# WRITTEN REQUEST
Give back the records below exactly, every one, with no pictures.

Dataset excerpt:
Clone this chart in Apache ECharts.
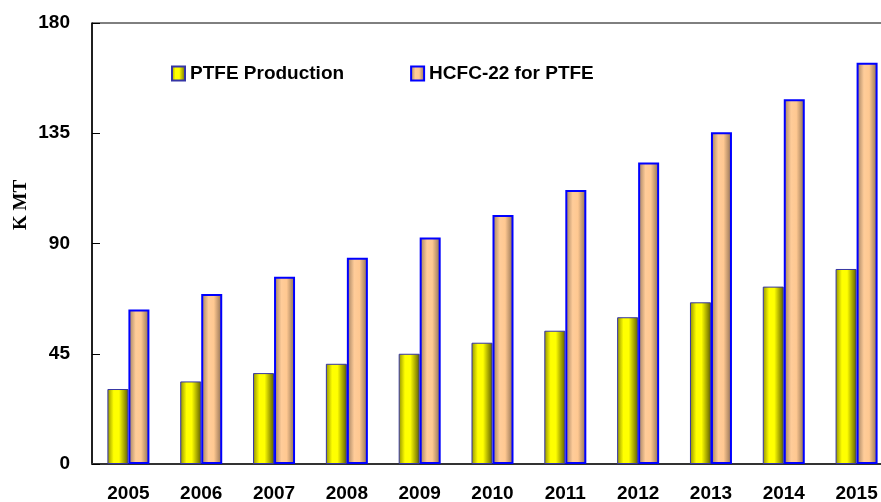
<!DOCTYPE html>
<html>
<head>
<meta charset="utf-8">
<script src="https://cdn.jsdelivr.net/npm/echarts@6/dist/echarts.min.js"></script>
<style>
html,body{margin:0;padding:0;background:#fff;}
#chart{width:881px;height:502px;}
</style>
</head>
<body>
<div id="chart"></div>
<script>
var years = ['2005','2006','2007','2008','2009','2010','2011','2012','2013','2014','2015'];
var ptfeProduction = [30.6, 33.7, 37.1, 40.9, 45.0, 49.5, 54.4, 59.9, 66.0, 72.4, 79.6];
var hcfcForPtfe = [63.1, 69.4, 76.4, 84.2, 92.4, 101.6, 111.8, 123.1, 135.4, 148.9, 163.8];
var yTicks = [0, 45, 90, 135, 180];
var seriesNames = ['PTFE Production', 'HCFC-22 for PTFE'];
var yAxisName = 'K MT';

var chart = echarts.init(document.getElementById('chart'), null, {renderer: 'canvas'});
var font = '"Liberation Sans", Arial, sans-serif';

function grad(stops) {
  return new echarts.graphic.LinearGradient(0, 0, 1, 0, stops);
}

chart.setOption({
  animation: false,
  backgroundColor: '#ffffff',
  grid: {
    left: 92, top: 23, width: 801, bottom: 38,
    outerBoundsMode: 'none', containLabel: false,
    show: true, borderColor: '#000', borderWidth: 1, backgroundColor: 'transparent'
  },
  legend: {
    left: 171, top: 64, padding: 0,
    icon: 'rect',
    itemWidth: 13, itemHeight: 14, itemGap: 66,
    textStyle: {fontFamily: font, fontWeight: 'bold', fontSize: 19, color: '#000'},
    data: seriesNames
  },
  graphic: [{
    type: 'text', x: 21, y: 205, rotation: Math.PI / 2,
    style: {
      text: yAxisName, fontFamily: '"Liberation Serif", "Times New Roman", serif',
      fontWeight: 'bold', fontSize: 19, fill: '#000',
      align: 'center', verticalAlign: 'middle'
    }
  }],
  xAxis: {
    type: 'category', data: years,
    axisLine: {lineStyle: {color: '#333', width: 2}},
    axisTick: {inside: true, length: 6, lineStyle: {color: '#555', width: 1}},
    axisLabel: {fontFamily: font, fontWeight: 'bold', fontSize: 19, color: '#000', margin: 20},
    splitLine: {show: false}
  },
  yAxis: {
    type: 'value', min: yTicks[0], max: yTicks[yTicks.length - 1], interval: yTicks[1] - yTicks[0],
    axisLine: {show: true, lineStyle: {color: '#000', width: 1.5}},
    axisTick: {show: true, inside: true, length: 8, lineStyle: {color: '#000'}},
    axisLabel: {fontFamily: font, fontWeight: 'bold', fontSize: 19, color: '#000', margin: 22},
    splitLine: {show: false}
  },
  series: [{
    name: seriesNames[0], type: 'bar', data: ptfeProduction,
    barWidth: 21, barGap: '0%',
    itemStyle: {
      color: grad([{offset: 0, color: '#8f8f00'}, {offset: 0.3, color: '#ffff00'}, {offset: 0.55, color: '#ffff00'}, {offset: 1, color: '#5c5c00'}]),
      borderColor: '#3535a5', borderWidth: 1
    }
  }, {
    name: seriesNames[1], type: 'bar', data: hcfcForPtfe,
    barWidth: 21, barGap: '0%',
    itemStyle: {
      color: grad([{offset: 0, color: '#9a7a5c'}, {offset: 0.35, color: '#ffcc99'}, {offset: 0.6, color: '#ffc891'}, {offset: 1, color: '#86694f'}]),
      borderColor: '#0000ff', borderWidth: 2
    }
  }]
});
</script>
</body>
</html>
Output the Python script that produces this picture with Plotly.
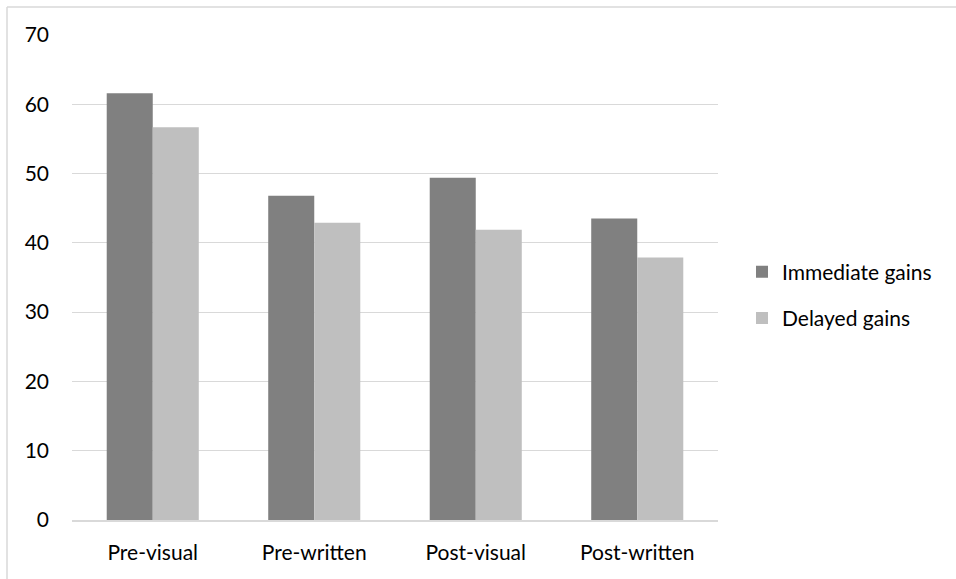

# SOLUTION FOR THIS TASK
Clone this chart in Apache ECharts.
<!DOCTYPE html>
<html>
<head>
<meta charset="utf-8">
<script src="https://cdn.jsdelivr.net/npm/echarts@6/dist/echarts.min.js"></script>
<style>
html,body{margin:0;padding:0;background:#fff;}
#chart{width:881px;height:502px;}
</style>
</head>
<body>
<div id="chart"></div>
<script>
var years = ['2005','2006','2007','2008','2009','2010','2011','2012','2013','2014','2015'];
var ptfeProduction = [30.6, 33.7, 37.1, 40.9, 45.0, 49.5, 54.4, 59.9, 66.0, 72.4, 79.6];
var hcfcForPtfe = [63.1, 69.4, 76.4, 84.2, 92.4, 101.6, 111.8, 123.1, 135.4, 148.9, 163.8];
var yTicks = [0, 45, 90, 135, 180];
var seriesNames = ['PTFE Production', 'HCFC-22 for PTFE'];
var yAxisName = 'K MT';

var chart = echarts.init(document.getElementById('chart'), null, {renderer: 'canvas'});
var font = '"Liberation Sans", Arial, sans-serif';

function grad(stops) {
  return new echarts.graphic.LinearGradient(0, 0, 1, 0, stops);
}

chart.setOption({
  animation: false,
  backgroundColor: '#ffffff',
  grid: {
    left: 92, top: 23, width: 801, bottom: 38,
    outerBoundsMode: 'none', containLabel: false,
    show: true, borderColor: '#000', borderWidth: 1, backgroundColor: 'transparent'
  },
  legend: {
    left: 171, top: 64, padding: 0,
    icon: 'rect',
    itemWidth: 13, itemHeight: 14, itemGap: 66,
    textStyle: {fontFamily: font, fontWeight: 'bold', fontSize: 19, color: '#000'},
    data: seriesNames
  },
  graphic: [{
    type: 'text', x: 21, y: 205, rotation: Math.PI / 2,
    style: {
      text: yAxisName, fontFamily: '"Liberation Serif", "Times New Roman", serif',
      fontWeight: 'bold', fontSize: 19, fill: '#000',
      align: 'center', verticalAlign: 'middle'
    }
  }],
  xAxis: {
    type: 'category', data: years,
    axisLine: {lineStyle: {color: '#333', width: 2}},
    axisTick: {inside: true, length: 6, lineStyle: {color: '#555', width: 1}},
    axisLabel: {fontFamily: font, fontWeight: 'bold', fontSize: 19, color: '#000', margin: 20},
    splitLine: {show: false}
  },
  yAxis: {
    type: 'value', min: yTicks[0], max: yTicks[yTicks.length - 1], interval: yTicks[1] - yTicks[0],
    axisLine: {show: true, lineStyle: {color: '#000', width: 1.5}},
    axisTick: {show: true, inside: true, length: 8, lineStyle: {color: '#000'}},
    axisLabel: {fontFamily: font, fontWeight: 'bold', fontSize: 19, color: '#000', margin: 22},
    splitLine: {show: false}
  },
  series: [{
    name: seriesNames[0], type: 'bar', data: ptfeProduction,
    barWidth: 21, barGap: '0%',
    itemStyle: {
      color: grad([{offset: 0, color: '#8f8f00'}, {offset: 0.3, color: '#ffff00'}, {offset: 0.55, color: '#ffff00'}, {offset: 1, color: '#5c5c00'}]),
      borderColor: '#3535a5', borderWidth: 1
    }
  }, {
    name: seriesNames[1], type: 'bar', data: hcfcForPtfe,
    barWidth: 21, barGap: '0%',
    itemStyle: {
      color: grad([{offset: 0, color: '#9a7a5c'}, {offset: 0.35, color: '#ffcc99'}, {offset: 0.6, color: '#ffc891'}, {offset: 1, color: '#86694f'}]),
      borderColor: '#0000ff', borderWidth: 2
    }
  }]
});
</script>
</body>
</html>
Output the Python script that produces this picture with Plotly.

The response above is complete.